Building Community Making History Collaborative Project

Building Community Making History Collaborative Project

2007   |  Washington, D.C.
PROJECT PARTNERS:

Using self-portraiture as a vehicle for peace and expression in Washington, D.C.

 

PROJECT

The Building Community Making History Collaborative Project was a multifaceted process that included the collaborative development and creation of an installation by the Duke Ellington School of the Arts community and staff from the National Portrait Gallery in Washington, D.C. Participants explored building community and making history through a number of contemplative, educational, and creative practices. Seven workshop and art making periods focused on portraiture served as multidisciplinary opportunities to create four collaborative artworks.  The workshop exercises modeled the action of building community and resulted in objects that documented peace. Two of the works were permanently installed at Duke Ellington School of the Arts and two were shown at the National Portrait Gallery as a part of the exhibition Portraiture Now: Framing Memory, May 25, 2007-January 6, 2008.

THEME

By creating spaces for participants to express their individual selves in an inclusive and peaceful way, there was the creation of a loving community that highlighted the individual’s role in collective history.

EXHIBITION

Portraiture Now: Framing Memory

National Portrait Gallery
Washington, DC
2007

CONCEPT

The first aspirations of the Building Community Making History collaboration were outlined thorough group phone meetings, regular email dialogue, and a visit to the National Portrait Gallery and Duke Ellington School months before the workshops together.  A synthesis of preliminary educational, social, and logistical realities became the inspiration for the seven-day workshop curriculum, and subsequently the final four collaborative works. Through sequentially structured exercises, the use of group-generated rubrics, and peer-to-peer review methods, the participants themselves defined the conceptual intentions of the work and made the art objects. By each participant directing their learning and teaching based on material from previous workshops, the art highlighted the interconnectedness of the past, present, and future.  This inclusive cycle of reflection, action, reflection in each workshop exemplified “the individual’s role in their collective history,” a theme of the National Portrait Gallery’s Portraiture Now: Framing Memory exhibition, of which this project was catalyzed. All of the activities for fun and growth in the process of creating the Building Community Making History Collaborative Project were occasions for collaboration.

METHOD

Each participant began by making photographs, drawings, and statements regarding community and peace. Outcomes from the first four workshops—including learning about digital media, drawing with nontraditional materials, and creative writing on artwork from upcoming National Portrait Gallery exhibitions—were converted into self-portraits by each participant on reflective paper. By creating a self-portrait, the individual was directly represented. By making and showing the self-portraits together, the participants magnified their voices in community. And by being presented on reflective material, the portraits showed the interconnectedness of everyone.

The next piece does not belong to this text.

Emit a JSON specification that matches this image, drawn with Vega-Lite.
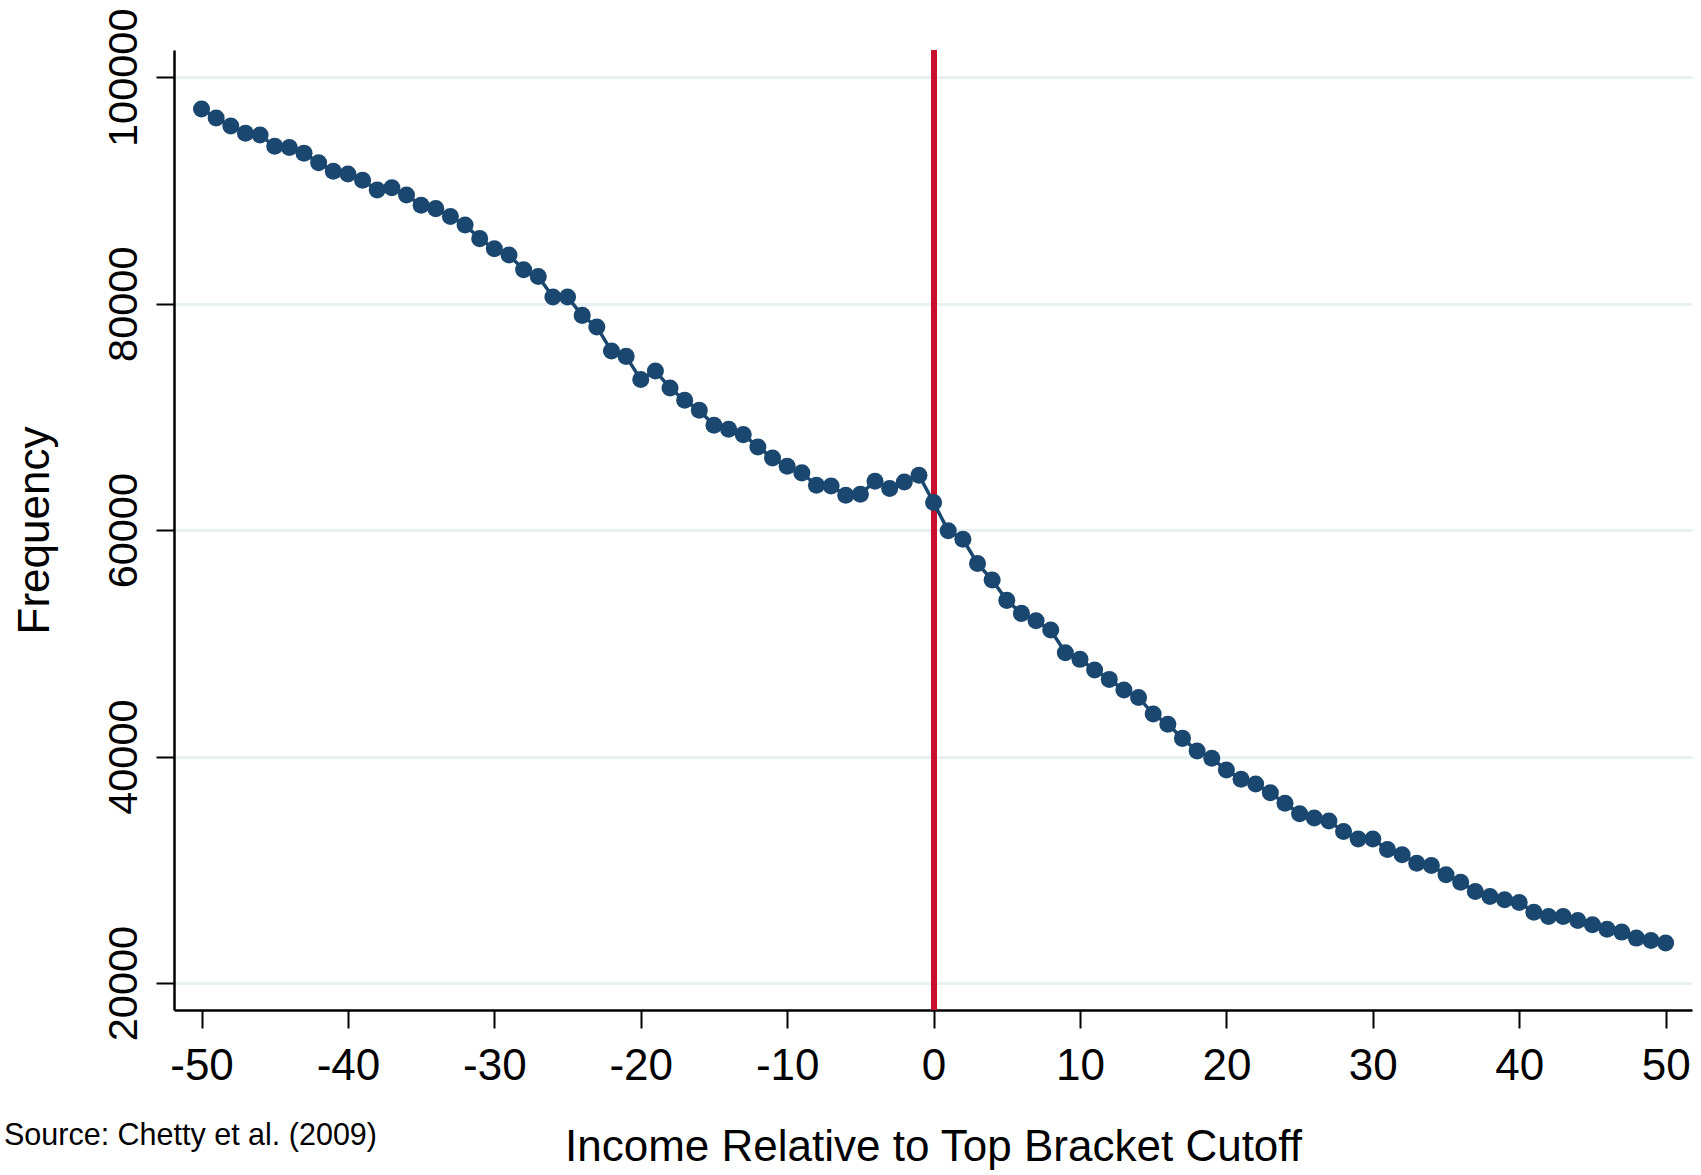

Participants were then invited to collaboratively project a series of drawings created from photos taken during previous workshops as well as images taken at Duke Ellington School that documented community and peace. These large main drawings were projected onto four large prepared polyester sheets 17.5’ x 4’ each, hung in the halls of Duke Ellington. The large, collaboratively drawn images accompanied a selection of quotes from the previous assignments that related to the theme of building community and peace. This initial transfer of smaller drawings to the large-scale works was a unifying experience that helped to connect participants deeply to the project as well as serving as an engine for interpersonal connection, healing, and joy.

In late January the Building Community Making History Collaborative Project crescendoed with a celebratory session of coloring, personal dialogue, and community connection. The Duke Ellington School of the Arts Community and staff from the National Portrait Gallery collaboratively colored drawings and text that had been generated and projected the previous days on to prepared polyester sheets hung in the school hallways over the reflective self-portraits on mirrored paper. 

The final products were large collaboratively colored drawings of the Duke Ellington School community and National Portrait Gallery staff practicing peace, alongside a selection of large quotations hung over the reflective self-portraits. This project aimed to empower the entire school community by beautifying the Duke Ellington School and the National Portrait Gallery with artworks that featured images of the participants and their history, which they were directly involved in creating. 

Day of Dialogue of Reflection

On the last day of the project, participants reconvened for guided writing and talking about the project and to share what they had learned about building community and peace. This group dialogue was a way to contemplate the experience more deeply, and complete the pedagogical cycle of “introduce, study, and recall” to enhance learning.